From Wales to Spain… From Homs to the World

Another line in the song reads: “If I can shoot rabbits, then I can shoot fascists.” It was said by a Welsh teenager who left home to fight Franco’s forces.

In Syria, too, peaceful activists became fighters, then were labeled “extremists” by global media, driven by the endless images of children killed under rubble.

Images That Ignite Anger

In the digital age, images spread instantly. The horrific photos from Syria—children torn apart or burned—were far more powerful than any 1930s poster. For many, they created a sense of moral urgency that the world failed to address.

Political Parallels and Foreign Intervention

Just as Franco received support from Nazi Germany and Fascist Italy, the Syrian regime received backing from:

·         Iran

·         Hezbollah

·         Russia

Meanwhile, major powers watched from afar, repeating the same mistakes made during the Spanish Civil War.

From Guernica to Homs… One Painting, Different Colors

Picasso’s Guernica, depicting a bombed city, mirrors the images of Homs, Baba Amr, and Al‑Khaldiyeh. The destruction is the same, the suffering is the same, and the world’s silence is the same.

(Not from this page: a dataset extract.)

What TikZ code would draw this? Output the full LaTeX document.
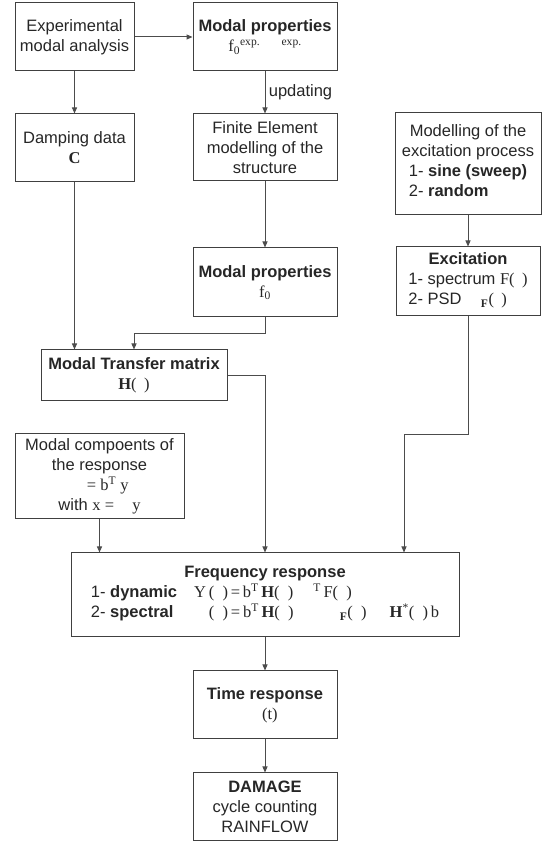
\documentclass[tikz,border=0pt]{standalone}
\usepackage{fontspec}
\setmainfont{Liberation Sans}
\newfontfamily\tms{Liberation Serif}
\usetikzlibrary{arrows.meta}

\begin{document}
\begin{tikzpicture}[x=1pt,y=1pt,
  blk/.style={draw=black!75, line width=1pt, inner sep=0pt, align=center,
    text=black!85, font=\fontsize{16.5}{20}\selectfont},
  link/.style={draw=black!70, line width=1pt, -{Triangle[length=6pt,width=5pt]}}]
\useasboundingbox (0,0) rectangle (544,844);
% upper part
\node[blk, minimum width=119pt, minimum height=68pt] (expmod) at (74.5,807) {Experimental\\modal analysis};
\node[blk, minimum width=144pt, minimum height=68pt] (modexp) at (265,807)
  {\textbf{Modal properties}\\{\tms f\textsubscript{0}\textsuperscript{exp.}\hspace{1.3em}\textsuperscript{exp.}}};
\node[blk, minimum width=144pt, minimum height=67pt] (fem) at (265,696.5) {Finite Element\\modelling of the\\structure};
\node[blk, minimum width=119pt, minimum height=68pt] (damp) at (74.5,696) {Damping data\\{\tms\textbf{C}}};
\node[blk, minimum width=144pt, minimum height=69pt] (modfe) at (265,561.5) {\textbf{Modal properties}\\{\tms f\textsubscript{0}}};
\node[blk, minimum width=146pt, minimum height=102pt] (exmod) at (468,680)
  {Modelling of the\\excitation process\\\begin{tabular}[t]{@{}l@{}}1- \textbf{sine (sweep)}\\2- \textbf{random}\end{tabular}};
\node[blk, minimum width=144pt, minimum height=69pt] (excit) at (468,562.5)
  {\textbf{Excitation}\\\begin{tabular}[t]{@{}l@{}}1- spectrum {\tms F(\hspace{0.45em})}\\2- PSD \hspace{0.9em}{\tms\textsubscript{\textbf{F}}(\hspace{0.45em})}\end{tabular}};
% middle part
\node[blk, minimum width=186pt, minimum height=51pt] (mtm) at (134,468.5) {\textbf{Modal Transfer matrix}\\{\tms\textbf{H}(\hspace{0.45em})}};
\node[blk, minimum width=169pt, minimum height=85pt] (comp) at (99.5,367.5)
  {Modal compoents of\\the response\\\hspace{1em}{\tms = b\textsuperscript{T} y}\\with {\tms x =\hspace{1.1em}y}};
\node[blk, minimum width=388pt, minimum height=84pt] (freq) at (265,249)
  {\textbf{Frequency response}\\\begin{tabular}[t]{@{}l@{\hspace{17pt}}l@{}}
  1- \textbf{dynamic} & {\tms Y\,(\hspace{0.5em})\,=\,b\textsuperscript{T}\,\textbf{H}(\hspace{0.5em})\hspace{1.2em}\textsuperscript{T}\,F(\hspace{0.5em})}\\
  2- \textbf{spectral} & {\tms\hspace{0.9em}(\hspace{0.5em})\,=\,b\textsuperscript{T}\,\textbf{H}(\hspace{0.5em})\hspace{2.8em}\textsubscript{\textbf{F}}(\hspace{0.5em})\hspace{1.4em}\textbf{H}\textsuperscript{*}(\hspace{0.5em})\,b}
  \end{tabular}};
% lower part
\node[blk, minimum width=144pt, minimum height=68pt] (timeresp) at (265,139) {\textbf{Time response}\\\hspace{0.6em}{\tms(t)}};
\node[blk, minimum width=144pt, minimum height=68pt] (damage) at (265,37) {\textbf{DAMAGE}\\cycle counting\\RAINFLOW};
% connectors
\draw[link] (expmod) -- (modexp);
\draw[link] (expmod) -- (damp);
\draw[link] (modexp) -- node[right, text=black!85, font=\fontsize{16.5}{20}\selectfont] {updating} (fem);
\draw[link] (fem) -- (modfe);
\draw[link] (damp) -- (damp |- mtm.north);
\draw[link] (modfe.south) -- ++(0,-16) -| (mtm.north);
\draw[link] (exmod) -- (excit);
\draw[link] (mtm.east) -| (freq.north);
\draw[link] (excit.south) -- ++(0,-118) -| ([xshift=139pt]freq.north);
\draw[link] (comp) -- (comp |- freq.north);
\draw[link] (freq) -- (timeresp);
\draw[link] (timeresp) -- (damage);
\end{tikzpicture}
\end{document}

Orwell’s Spain and Syria Today

British writer George Orwell joined the fight against Franco and later wrote “Homage to Catalonia.” His experience raises a haunting question today: Why do democrats and human rights defenders hesitate to stand with Syrians as Orwell stood with the Spanish?

A Revolution Hijacked

Like Spain, Syria’s revolution was hijacked by:

        Extremist groups

      Regional powers

         Global interests

      Regime propaganda

Yet the core truth remains: Syrians rose for freedom, dignity, and justice.

A Future That Cannot Mirror the Past

One key difference stands out: The Assad regime will never regain legitimacy. Its crimes are too vast, its brutality too exposed.

A Final Reflection

As the writer looks at ten years of Syrian tragedy, he whispers the symbolic line: “If I can shoot rabbits, then I can shoot Assad.” A metaphor for the anger, the helplessness, and the unanswered question: What stops the free world from standing with Syrians?